═══ Data section
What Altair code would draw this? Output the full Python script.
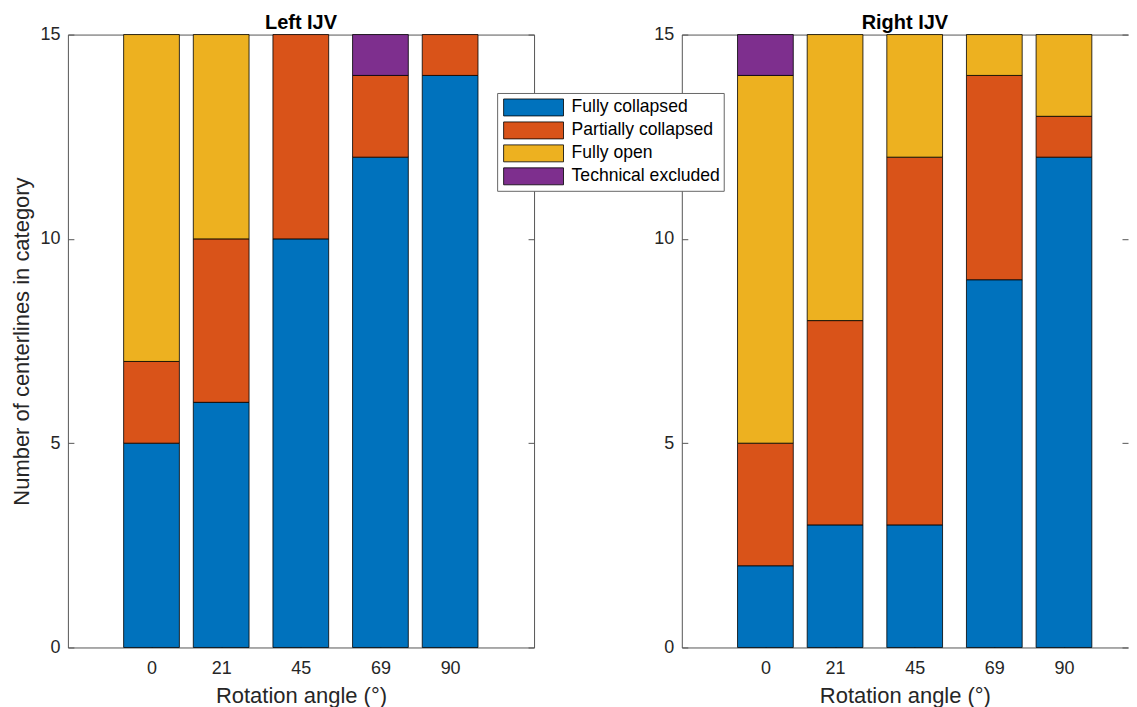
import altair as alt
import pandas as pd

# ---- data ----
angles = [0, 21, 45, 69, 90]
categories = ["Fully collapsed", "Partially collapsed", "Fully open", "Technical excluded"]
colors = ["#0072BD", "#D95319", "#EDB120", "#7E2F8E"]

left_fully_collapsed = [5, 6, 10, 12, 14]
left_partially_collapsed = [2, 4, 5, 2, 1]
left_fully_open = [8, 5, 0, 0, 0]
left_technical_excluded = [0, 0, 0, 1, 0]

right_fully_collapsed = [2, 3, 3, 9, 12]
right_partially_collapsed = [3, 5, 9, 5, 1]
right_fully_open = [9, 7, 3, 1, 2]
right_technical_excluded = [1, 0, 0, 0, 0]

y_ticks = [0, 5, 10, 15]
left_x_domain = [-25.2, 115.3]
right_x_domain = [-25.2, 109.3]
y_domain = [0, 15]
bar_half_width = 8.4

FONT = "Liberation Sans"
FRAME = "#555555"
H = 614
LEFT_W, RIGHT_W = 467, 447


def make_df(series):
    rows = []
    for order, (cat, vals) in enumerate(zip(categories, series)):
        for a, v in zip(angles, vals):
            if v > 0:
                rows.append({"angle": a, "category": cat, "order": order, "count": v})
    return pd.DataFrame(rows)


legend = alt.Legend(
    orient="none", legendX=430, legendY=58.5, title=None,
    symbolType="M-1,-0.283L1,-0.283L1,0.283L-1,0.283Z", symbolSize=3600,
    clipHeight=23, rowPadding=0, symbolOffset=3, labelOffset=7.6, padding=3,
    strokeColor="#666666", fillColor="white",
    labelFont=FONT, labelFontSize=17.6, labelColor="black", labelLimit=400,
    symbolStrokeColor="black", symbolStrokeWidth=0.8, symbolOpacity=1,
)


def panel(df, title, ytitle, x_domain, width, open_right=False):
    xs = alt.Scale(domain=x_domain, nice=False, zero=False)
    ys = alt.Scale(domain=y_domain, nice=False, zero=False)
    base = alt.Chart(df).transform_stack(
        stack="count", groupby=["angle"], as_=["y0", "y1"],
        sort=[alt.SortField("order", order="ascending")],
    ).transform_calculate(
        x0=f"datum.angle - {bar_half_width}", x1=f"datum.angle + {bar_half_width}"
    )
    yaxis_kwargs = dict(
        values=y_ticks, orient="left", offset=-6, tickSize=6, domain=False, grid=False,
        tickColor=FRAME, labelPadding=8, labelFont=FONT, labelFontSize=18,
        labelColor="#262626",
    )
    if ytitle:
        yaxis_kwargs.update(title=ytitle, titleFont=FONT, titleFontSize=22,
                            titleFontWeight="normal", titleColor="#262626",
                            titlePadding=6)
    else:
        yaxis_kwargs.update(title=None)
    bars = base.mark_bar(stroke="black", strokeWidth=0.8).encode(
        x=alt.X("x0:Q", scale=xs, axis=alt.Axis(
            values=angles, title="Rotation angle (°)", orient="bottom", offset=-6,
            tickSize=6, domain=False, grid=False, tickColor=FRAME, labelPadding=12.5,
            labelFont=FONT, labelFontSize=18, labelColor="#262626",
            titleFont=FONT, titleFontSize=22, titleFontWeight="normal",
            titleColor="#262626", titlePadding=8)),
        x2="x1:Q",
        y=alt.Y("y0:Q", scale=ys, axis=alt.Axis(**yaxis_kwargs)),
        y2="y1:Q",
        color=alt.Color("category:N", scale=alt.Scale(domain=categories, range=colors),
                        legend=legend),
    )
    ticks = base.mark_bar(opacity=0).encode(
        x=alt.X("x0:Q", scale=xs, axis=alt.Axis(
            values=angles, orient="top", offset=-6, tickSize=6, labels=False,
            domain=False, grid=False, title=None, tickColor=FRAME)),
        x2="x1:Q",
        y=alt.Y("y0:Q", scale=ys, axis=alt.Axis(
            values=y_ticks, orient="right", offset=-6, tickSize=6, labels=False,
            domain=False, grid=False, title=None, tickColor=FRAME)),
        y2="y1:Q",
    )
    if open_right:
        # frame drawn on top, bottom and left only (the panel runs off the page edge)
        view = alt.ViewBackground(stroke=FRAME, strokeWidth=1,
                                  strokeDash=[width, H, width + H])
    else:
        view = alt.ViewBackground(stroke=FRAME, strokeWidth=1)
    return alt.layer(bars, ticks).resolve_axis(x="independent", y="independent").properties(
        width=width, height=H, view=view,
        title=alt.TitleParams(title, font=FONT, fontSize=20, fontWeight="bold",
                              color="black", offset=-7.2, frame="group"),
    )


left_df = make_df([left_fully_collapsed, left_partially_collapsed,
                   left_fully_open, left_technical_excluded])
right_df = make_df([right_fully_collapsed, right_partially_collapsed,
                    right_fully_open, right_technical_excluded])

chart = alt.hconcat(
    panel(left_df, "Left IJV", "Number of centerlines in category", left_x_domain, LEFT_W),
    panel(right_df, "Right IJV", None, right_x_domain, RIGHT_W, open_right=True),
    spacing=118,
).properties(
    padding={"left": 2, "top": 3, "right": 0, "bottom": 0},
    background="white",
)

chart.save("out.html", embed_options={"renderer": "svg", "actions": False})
══════
Task description: Write the material out again exactly as it appears, dropping the pictures.

Solution to this exercise:
What Altair code would draw this? Output the full Python script.
import altair as alt
import pandas as pd

# ---- data ----
angles = [0, 21, 45, 69, 90]
categories = ["Fully collapsed", "Partially collapsed", "Fully open", "Technical excluded"]
colors = ["#0072BD", "#D95319", "#EDB120", "#7E2F8E"]

left_fully_collapsed = [5, 6, 10, 12, 14]
left_partially_collapsed = [2, 4, 5, 2, 1]
left_fully_open = [8, 5, 0, 0, 0]
left_technical_excluded = [0, 0, 0, 1, 0]

right_fully_collapsed = [2, 3, 3, 9, 12]
right_partially_collapsed = [3, 5, 9, 5, 1]
right_fully_open = [9, 7, 3, 1, 2]
right_technical_excluded = [1, 0, 0, 0, 0]

y_ticks = [0, 5, 10, 15]
left_x_domain = [-25.2, 115.3]
right_x_domain = [-25.2, 109.3]
y_domain = [0, 15]
bar_half_width = 8.4

FONT = "Liberation Sans"
FRAME = "#555555"
H = 614
LEFT_W, RIGHT_W = 467, 447


def make_df(series):
    rows = []
    for order, (cat, vals) in enumerate(zip(categories, series)):
        for a, v in zip(angles, vals):
            if v > 0:
                rows.append({"angle": a, "category": cat, "order": order, "count": v})
    return pd.DataFrame(rows)


legend = alt.Legend(
    orient="none", legendX=430, legendY=58.5, title=None,
    symbolType="M-1,-0.283L1,-0.283L1,0.283L-1,0.283Z", symbolSize=3600,
    clipHeight=23, rowPadding=0, symbolOffset=3, labelOffset=7.6, padding=3,
    strokeColor="#666666", fillColor="white",
    labelFont=FONT, labelFontSize=17.6, labelColor="black", labelLimit=400,
    symbolStrokeColor="black", symbolStrokeWidth=0.8, symbolOpacity=1,
)


def panel(df, title, ytitle, x_domain, width, open_right=False):
    xs = alt.Scale(domain=x_domain, nice=False, zero=False)
    ys = alt.Scale(domain=y_domain, nice=False, zero=False)
    base = alt.Chart(df).transform_stack(
        stack="count", groupby=["angle"], as_=["y0", "y1"],
        sort=[alt.SortField("order", order="ascending")],
    ).transform_calculate(
        x0=f"datum.angle - {bar_half_width}", x1=f"datum.angle + {bar_half_width}"
    )
    yaxis_kwargs = dict(
        values=y_ticks, orient="left", offset=-6, tickSize=6, domain=False, grid=False,
        tickColor=FRAME, labelPadding=8, labelFont=FONT, labelFontSize=18,
        labelColor="#262626",
    )
    if ytitle:
        yaxis_kwargs.update(title=ytitle, titleFont=FONT, titleFontSize=22,
                            titleFontWeight="normal", titleColor="#262626",
                            titlePadding=6)
    else:
        yaxis_kwargs.update(title=None)
    bars = base.mark_bar(stroke="black", strokeWidth=0.8).encode(
        x=alt.X("x0:Q", scale=xs, axis=alt.Axis(
            values=angles, title="Rotation angle (°)", orient="bottom", offset=-6,
            tickSize=6, domain=False, grid=False, tickColor=FRAME, labelPadding=12.5,
            labelFont=FONT, labelFontSize=18, labelColor="#262626",
            titleFont=FONT, titleFontSize=22, titleFontWeight="normal",
            titleColor="#262626", titlePadding=8)),
        x2="x1:Q",
        y=alt.Y("y0:Q", scale=ys, axis=alt.Axis(**yaxis_kwargs)),
        y2="y1:Q",
        color=alt.Color("category:N", scale=alt.Scale(domain=categories, range=colors),
                        legend=legend),
    )
    ticks = base.mark_bar(opacity=0).encode(
        x=alt.X("x0:Q", scale=xs, axis=alt.Axis(
            values=angles, orient="top", offset=-6, tickSize=6, labels=False,
            domain=False, grid=False, title=None, tickColor=FRAME)),
        x2="x1:Q",
        y=alt.Y("y0:Q", scale=ys, axis=alt.Axis(
            values=y_ticks, orient="right", offset=-6, tickSize=6, labels=False,
            domain=False, grid=False, title=None, tickColor=FRAME)),
        y2="y1:Q",
    )
    if open_right:
        # frame drawn on top, bottom and left only (the panel runs off the page edge)
        view = alt.ViewBackground(stroke=FRAME, strokeWidth=1,
                                  strokeDash=[width, H, width + H])
    else:
        view = alt.ViewBackground(stroke=FRAME, strokeWidth=1)
    return alt.layer(bars, ticks).resolve_axis(x="independent", y="independent").properties(
        width=width, height=H, view=view,
        title=alt.TitleParams(title, font=FONT, fontSize=20, fontWeight="bold",
                              color="black", offset=-7.2, frame="group"),
    )


left_df = make_df([left_fully_collapsed, left_partially_collapsed,
                   left_fully_open, left_technical_excluded])
right_df = make_df([right_fully_collapsed, right_partially_collapsed,
                    right_fully_open, right_technical_excluded])

chart = alt.hconcat(
    panel(left_df, "Left IJV", "Number of centerlines in category", left_x_domain, LEFT_W),
    panel(right_df, "Right IJV", None, right_x_domain, RIGHT_W, open_right=True),
    spacing=118,
).properties(
    padding={"left": 2, "top": 3, "right": 0, "bottom": 0},
    background="white",
)

chart.save("out.html", embed_options={"renderer": "svg", "actions": False})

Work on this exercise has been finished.